Reviews

Orange Is The New Black Review

18 July 2016

By Lois

Netflix recently released season four of Orange Is The New Black, the hit series based on the true life story of Piper Kerman. The series follows Piper Chapman (Taylor Schilling) during her 15-month sentence at Litchfield Penitentiary, a minimum security women’s prison.

The series has become Netflix’s most viewed original series, and received a great deal of acclaim. Rightly so, as the show depicts with amazing grace and subtlety the complex human relationships between diverse and original characters. Race, gender, sexuality and body types are represented fairly and without condescension. The first two or three episodes are probably the weakest, however it is the character development that makes it, and each season has grown stranger and stronger as the characters grow and the audience gets to know them better.
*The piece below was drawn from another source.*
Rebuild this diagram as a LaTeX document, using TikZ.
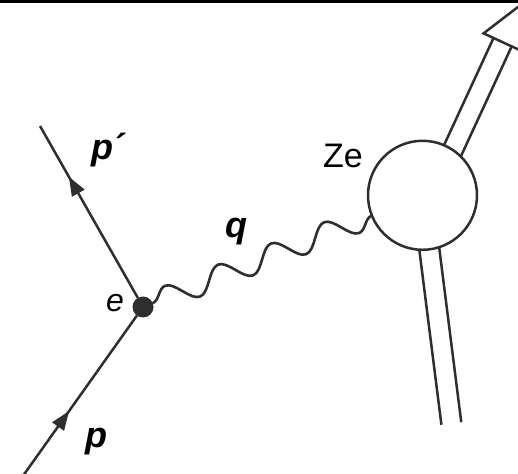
\documentclass[tikz,border=0pt]{standalone}
\usepackage{fontspec}
\setmainfont{Liberation Sans}
\usetikzlibrary{arrows.meta,decorations.pathmorphing,decorations.markings}
\definecolor{linecol}{HTML}{2E2E2E}
\tikzset{
  lbl/.style={inner sep=0pt, outer sep=0pt, text=black},
  fermion/.style={draw=linecol, line width=2.5pt},
  midarrow/.style={postaction={decorate, decoration={markings,
      mark=at position #1 with {\arrow[linecol]{Triangle[length=19pt,width=14pt]}}}}},
  photon/.style={draw=linecol, line width=2.6pt, decorate,
      decoration={snake, amplitude=11.5pt, segment length=57.1pt}},
  dbl/.style={draw=linecol, line width=2.5pt},
}
\begin{document}
\begin{tikzpicture}[x=1pt,y=1pt]
\useasboundingbox (0,0) rectangle (518,473);
\fill[black] (0,470.2) rectangle (518,473);
% nucleus
\node[circle, draw=linecol, line width=2.5pt, minimum size=109pt, inner sep=0pt, outer sep=0pt] (Z) at (422.5,277.7) {};
% vertex
\node[circle, fill=linecol, minimum size=21pt, inner sep=0pt, outer sep=0pt] (e) at (143,166) {};
\coordinate (pend) at (40,347);
\coordinate (pstart) at (21.5,-5);
% fermion lines
\draw[fermion, midarrow=0.412] (pstart) -- (e);
\draw[fermion, midarrow=0.705] (e) -- (pend);
% photon
\draw[photon] (e) -- (Z);
% outgoing (upper) double line with hollow arrow head
\begin{scope}[shift={(422.5,277.7)}, rotate=65.2]
  \draw[dbl] (54.5,1.5) -- (172.6,1.5);
  \draw[dbl] (51.3,-18.5) -- (172.6,-18.5);
  \draw[dbl, line join=miter] (172.6,12.5) -- (212.6,-8.5) -- (172.6,-29.5) -- cycle;
\end{scope}
% incoming (lower) double line
\begin{scope}[shift={(422.5,277.7)}, rotate=-82.8]
  \draw[dbl] (53.6,-10) -- (230,-10);
  \draw[dbl] (53.6,10) -- (230,10);
\end{scope}
% labels
\node[lbl, anchor=base west, font=\fontsize{36}{40}\selectfont\bfseries\itshape] (lpp) at (91,313) {p´};
\node[lbl, anchor=base west, font=\fontsize{36}{40}\selectfont\bfseries\itshape] (lp) at (85,25.5) {p};
\node[lbl, anchor=base west, font=\fontsize{36}{40}\selectfont\bfseries\itshape] (lq) at (225,235.5) {q};
\node[lbl, anchor=base west, font=\fontsize{32}{36}\selectfont\itshape] (le) at (106,161) {e};
\node[lbl, anchor=base west, font=\fontsize{34}{38}\selectfont] (lZe) at (323,305) {Ze};
\end{tikzpicture}
\end{document}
For the sake of avoiding spoilers I won’t go into specifics, but is it safe to say that the relationships and feuds between the groups and individuals are both intense and hilarious. In fact, is overwhelmingly refreshing to see a programme that both invokes emotion with ease and is also astoundingly funny. What can sometimes seem sticky in other programmes (the cheesy monologues, the cringe-worthy one liners) is carried out with powerful frankness and sensitivity, with real feeling by much-loved and superbly acted characters, who don’t seem distant or forced as can sometimes happen.

What strikes me as an audience member is that not once has a character done something that was completely out of character. That is not to say there hasn’t been twists and turns, but the mistake TV writers all too often make is making characters act in a way that an audience who has followed them and invested in them knows they wouldn’t. It is that which ruins programmes, two or three seasons down the line, as characters become less rounded and lovable. The actions and reactions have remained continuously human and – at their core – understandable, although sometimes shocking or on the surface cruel.

But what is the most important quality in Orange Is the New Black is its amazing scope for representation. It represents all groups of people in a way that should have been happening media-wide for decades, and Netflix can be applauded for how it has handled representation of BAME and LBGT people in each of its original series, but Orange Is The New Black stands with its head above the rest purely because of its endearing characters and storylines. I hope that the series to come will be equally genuine and entertaining, but if not I will hang on, no doubt along with many others, to the glorious four seasons we have received up to now.